Saturday, January 22, 2011

Prompt Entry #1: Growing Up in the City of Trees

I was born in Sacramento, California. I grew up in Citrus Heights, a suburb in Sacramento County. When I think of the landscape that nurtured me, I think of my Grandma's house, my mom's backyard, and Folsom Lake. Behind my Grandma's house, a creek gurgled over rocks, and my cousins and I spent hours searching for rabbits, frogs, and ducks. The memories bring back feelings of simplicity and unity. 

My mom would drag a lawn chair into the middle of our backyard and sunbathe while my brother and I gathered the fruit under the fig tree and mashed them together to make "fig soup." My cousins and neighbors came over to play "Sweeper." My dad would roll around on the grass while we ran from our designated checkpoints- a lawn chair, a loose board in the fence, the trunk of a large Oak. While we were in between checkpoints, my dad would try and "sweep" our feet from beneath us, and we would tumble in the grass. Folsom Lake's northwest side neared my mom's house, and we would visit with towels, sunscreen, and picnic baskets. When my family was whole, everybody seemed to enjoy one another's company outdoors. After my parents' divorce, life seemed to increasingly move inside. 

My brother, family friend, and I eating fresh plums
My parents were both raised in Sacramento. My whole family (except for a few distant relatives) remains there. In California's capital city, the suburbs are surrounded by trees. In fact, Sacramento is known as the "City of Trees." The American River and Sacramento River meet and offer swimming spots, wildlife areas, and hiking trails. I took several school trips to Sutter's Fort, where I learned about the Gold Rush. In childhood, Sacramento carried prosperity and familial unity in a city that still clung to its trees and rivers. 

As time passed, the housing developments started to sprout in any open land. The huge houses all matched one another; they fit as many as they could in a designated space. One person could easily climb from their window to their neighbor's. The yards shrunk until they could barely hold a small garden. As my family fractured, I felt the city start to fracture its identity. The city started to join a uniformity that lacked individuality. I still try to visit the nature spots I spent time in as a child when I'm in Sacramento. The areas where my parents, aunts, uncles, and grandparents live bring back a taste of that unity and simplicity I felt as I child. The houses in their neighborhoods have flavor; each house is unique and holds thousands of memories in their imperfections. When I'm in those spots, I remember what it felt like as a kidat home in a place that cherished family prosperity while hanging on to its trees and roots. The outdoors gave me a wholeness, a sense of peace, when I spent my youth among the creeks, lakes, and trees. Even though Sacramento has broken from the unity I felt as a kid, the nature there and everywhere still holds it, and every time I'm surrounded by nature's beauty, I feel the peace and freedom wrap around me once again. 



1 comments:

Melanie Dylan Fox said...

As my family fractured, I felt the city start to fracture its identity.
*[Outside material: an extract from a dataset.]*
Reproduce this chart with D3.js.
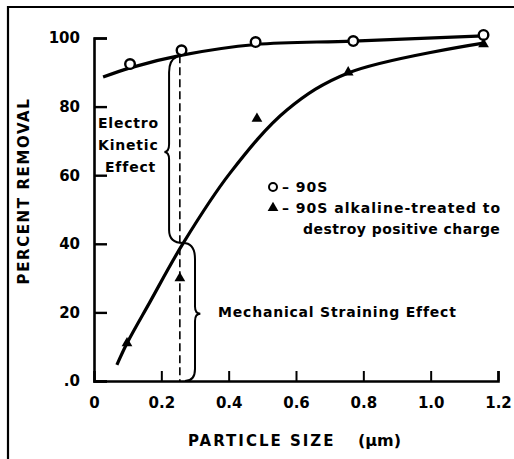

This is such a sad, but compelling metaphor. I'm glad that you are able to retain some of your earlier happiness in what could have become only a place of loss.

For as long as I lived in CA, I never visited Sacramento. I saw something about a year ago on PBS about it though, about how Sac has a huge and growing problem with its skunk populations, primarily due to the expansion you've described.